Transcribe the records that follow. Keep every word exactly, and drop the pictures.
━━━━━━
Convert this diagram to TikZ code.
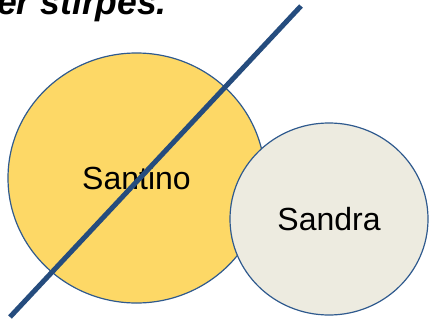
\documentclass[tikz,border=0pt]{standalone}
\usepackage{fontspec}
\setmainfont{Liberation Sans}
\usetikzlibrary{shapes.geometric}
\definecolor{gold}{HTML}{FDD866}
\definecolor{cream}{HTML}{EDEBE0}
\definecolor{rim}{HTML}{2F5A8E}
\definecolor{slash}{HTML}{254C7E}
\tikzset{
  person/.style={ellipse, draw=rim, line width=1.2pt, inner sep=0pt,
    font=\fontsize{32}{36}\selectfont, text=black},
  strike/.style={draw=slash, line width=5pt}
}
\begin{document}
\begin{tikzpicture}[x=1pt,y=-1pt]
\useasboundingbox (0,0) rectangle (430,321);
\clip (0,0) rectangle (430,321);
\node[anchor=base west, inner sep=0pt, font=\fontsize{35.5}{40}\selectfont\bfseries\itshape] (title) at (-3,15) {er stirpes.};
\node[person, fill=gold, minimum width=257pt, minimum height=250pt] (santino) at (136.5,178) {Santino};
\node[person, fill=cream, minimum width=198pt, minimum height=192pt] (sandra) at (329,219) {Sandra};
\coordinate (top) at (301,6);
\coordinate (bot) at (10,317);
\draw[strike] (top) -- (bot);
\end{tikzpicture}
\end{document}
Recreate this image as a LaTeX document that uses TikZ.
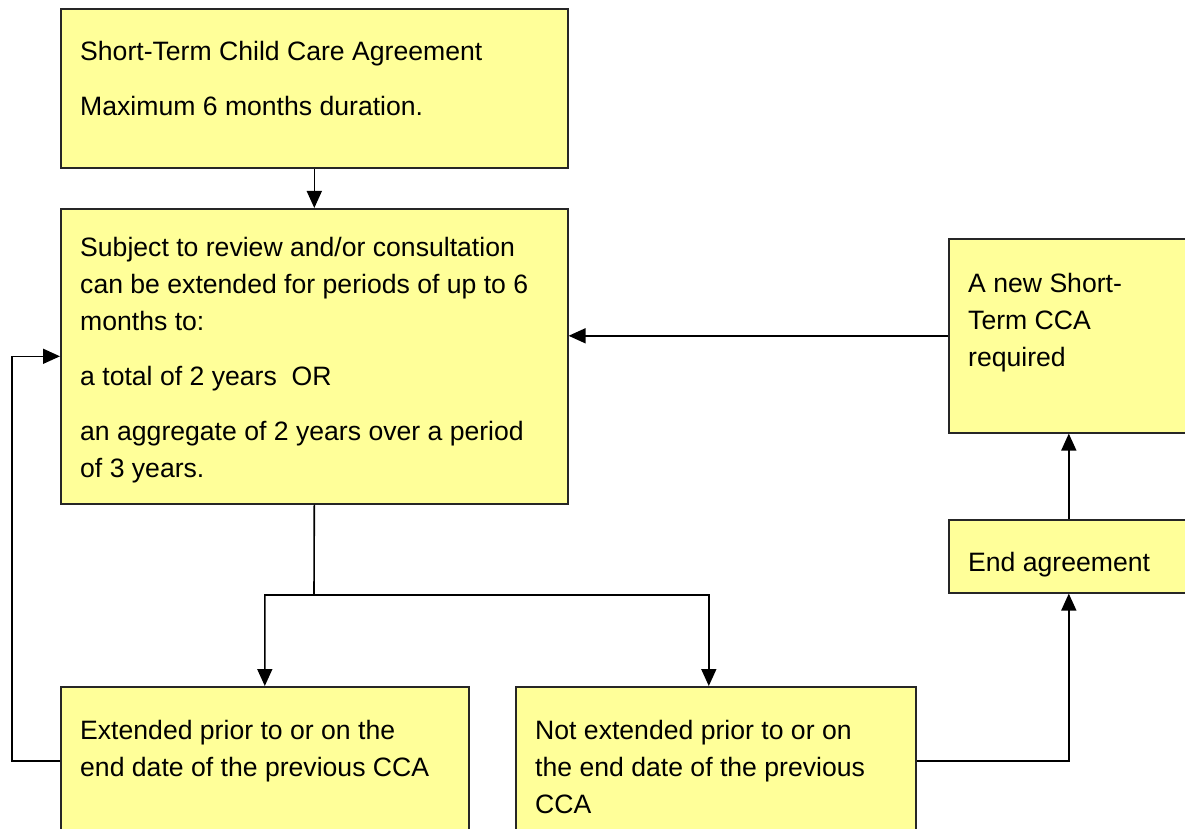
\documentclass[tikz,border=0pt]{standalone}
\usepackage{fontspec}
\setmainfont{Liberation Sans}
\usetikzlibrary{arrows.meta}
\definecolor{boxyellow}{HTML}{FFFF99}

\begin{document}
\begin{tikzpicture}[x=1pt,y=-1pt,>={Triangle[length=17pt,width=15pt]}]
        \tikzstyle{stage}=[rectangle,draw=black!85,line width=1.6pt,fill=boxyellow,anchor=north west,inner sep=0pt]
        \tikzstyle{words}=[anchor=north west,align=left,inner sep=0pt,font=\fontsize{26.6}{37}\selectfont]
        \tikzstyle{edge}=[draw=black,line width=1.6pt]

        \useasboundingbox (0,0) rectangle (1185,829);
        \clip (0,0) rectangle (1185,829);

       \begin{scope}

         \node [stage,minimum width=507,minimum height=159] (agree) at (60,8) {};
         \node [stage,minimum width=507,minimum height=295] (review) at (60,208) {};
         \node [stage,minimum width=240,minimum height=194] (newcca) at (948,238) {};
         \node [stage,minimum width=240,minimum height=73] (endag) at (948,519) {};
         \node [stage,minimum width=408,minimum height=148] (ext) at (60,686) {};
         \node [stage,minimum width=400,minimum height=148] (noext) at (515,686) {};

         \node [words] (agreetxt) at ([xshift=20pt,yshift=-33pt]agree.north west)
           {Short-Term Child Care Agreement\\[18pt]Maximum 6 months duration.};
         \node [words] (reviewtxt) at ([xshift=20pt,yshift=-29pt]review.north west)
           {Subject to review and/or consultation\\can be extended for periods of up to 6\\months to:\\[18pt]a total of 2 years\ \ OR\\[18pt]an aggregate of 2 years over a period\\of 3 years.};
         \node [words] (newccatxt) at ([xshift=20pt,yshift=-35pt]newcca.north west)
           {A new Short-\\Term CCA\\required};
         \node [words] (endagtxt) at ([xshift=20pt,yshift=-33pt]endag.north west) {End agreement};
         \node [words] (exttxt) at ([xshift=20pt,yshift=-34pt]ext.north west)
           {Extended prior to or on the\\end date of the previous CCA};
         \node [words] (noexttxt) at ([xshift=20pt,yshift=-34pt]noext.north west)
           {Not extended prior to or on\\the end date of the previous\\CCA};

         \coordinate (split) at (314,595);

 		\path[edge,->] (agree.south) -- (review.north);
 		\path[edge,->] (review.south) -- (split) -| (ext.north);
 		\path[edge,->] (split) -| ([xshift=-7pt]noext.north);
 		\path[edge,->] (ext.west) -- ++(-48,0) |- (review.west);
 		\path[edge,->] (newcca.west) -- (newcca.west -| review.east);
 		\path[edge,->] (noext.east) -| (endag.south);
 		\path[edge,->] (endag.north) -- (newcca.south);

        \end{scope}
      \end{tikzpicture}
\end{document}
━━━━━━
▸ Final result
Convert this diagram to TikZ code.
\documentclass[tikz,border=0pt]{standalone}
\usepackage{fontspec}
\setmainfont{Liberation Sans}
\usetikzlibrary{shapes.geometric}
\definecolor{gold}{HTML}{FDD866}
\definecolor{cream}{HTML}{EDEBE0}
\definecolor{rim}{HTML}{2F5A8E}
\definecolor{slash}{HTML}{254C7E}
\tikzset{
  person/.style={ellipse, draw=rim, line width=1.2pt, inner sep=0pt,
    font=\fontsize{32}{36}\selectfont, text=black},
  strike/.style={draw=slash, line width=5pt}
}
\begin{document}
\begin{tikzpicture}[x=1pt,y=-1pt]
\useasboundingbox (0,0) rectangle (430,321);
\clip (0,0) rectangle (430,321);
\node[anchor=base west, inner sep=0pt, font=\fontsize{35.5}{40}\selectfont\bfseries\itshape] (title) at (-3,15) {er stirpes.};
\node[person, fill=gold, minimum width=257pt, minimum height=250pt] (santino) at (136.5,178) {Santino};
\node[person, fill=cream, minimum width=198pt, minimum height=192pt] (sandra) at (329,219) {Sandra};
\coordinate (top) at (301,6);
\coordinate (bot) at (10,317);
\draw[strike] (top) -- (bot);
\end{tikzpicture}
\end{document}
Recreate this image as a LaTeX document that uses TikZ.
\documentclass[tikz,border=0pt]{standalone}
\usepackage{fontspec}
\setmainfont{Liberation Sans}
\usetikzlibrary{arrows.meta}
\definecolor{boxyellow}{HTML}{FFFF99}

\begin{document}
\begin{tikzpicture}[x=1pt,y=-1pt,>={Triangle[length=17pt,width=15pt]}]
        \tikzstyle{stage}=[rectangle,draw=black!85,line width=1.6pt,fill=boxyellow,anchor=north west,inner sep=0pt]
        \tikzstyle{words}=[anchor=north west,align=left,inner sep=0pt,font=\fontsize{26.6}{37}\selectfont]
        \tikzstyle{edge}=[draw=black,line width=1.6pt]

        \useasboundingbox (0,0) rectangle (1185,829);
        \clip (0,0) rectangle (1185,829);

       \begin{scope}

         \node [stage,minimum width=507,minimum height=159] (agree) at (60,8) {};
         \node [stage,minimum width=507,minimum height=295] (review) at (60,208) {};
         \node [stage,minimum width=240,minimum height=194] (newcca) at (948,238) {};
         \node [stage,minimum width=240,minimum height=73] (endag) at (948,519) {};
         \node [stage,minimum width=408,minimum height=148] (ext) at (60,686) {};
         \node [stage,minimum width=400,minimum height=148] (noext) at (515,686) {};

         \node [words] (agreetxt) at ([xshift=20pt,yshift=-33pt]agree.north west)
           {Short-Term Child Care Agreement\\[18pt]Maximum 6 months duration.};
         \node [words] (reviewtxt) at ([xshift=20pt,yshift=-29pt]review.north west)
           {Subject to review and/or consultation\\can be extended for periods of up to 6\\months to:\\[18pt]a total of 2 years\ \ OR\\[18pt]an aggregate of 2 years over a period\\of 3 years.};
         \node [words] (newccatxt) at ([xshift=20pt,yshift=-35pt]newcca.north west)
           {A new Short-\\Term CCA\\required};
         \node [words] (endagtxt) at ([xshift=20pt,yshift=-33pt]endag.north west) {End agreement};
         \node [words] (exttxt) at ([xshift=20pt,yshift=-34pt]ext.north west)
           {Extended prior to or on the\\end date of the previous CCA};
         \node [words] (noexttxt) at ([xshift=20pt,yshift=-34pt]noext.north west)
           {Not extended prior to or on\\the end date of the previous\\CCA};

         \coordinate (split) at (314,595);

 		\path[edge,->] (agree.south) -- (review.north);
 		\path[edge,->] (review.south) -- (split) -| (ext.north);
 		\path[edge,->] (split) -| ([xshift=-7pt]noext.north);
 		\path[edge,->] (ext.west) -- ++(-48,0) |- (review.west);
 		\path[edge,->] (newcca.west) -- (newcca.west -| review.east);
 		\path[edge,->] (noext.east) -| (endag.south);
 		\path[edge,->] (endag.north) -- (newcca.south);

        \end{scope}
      \end{tikzpicture}
\end{document}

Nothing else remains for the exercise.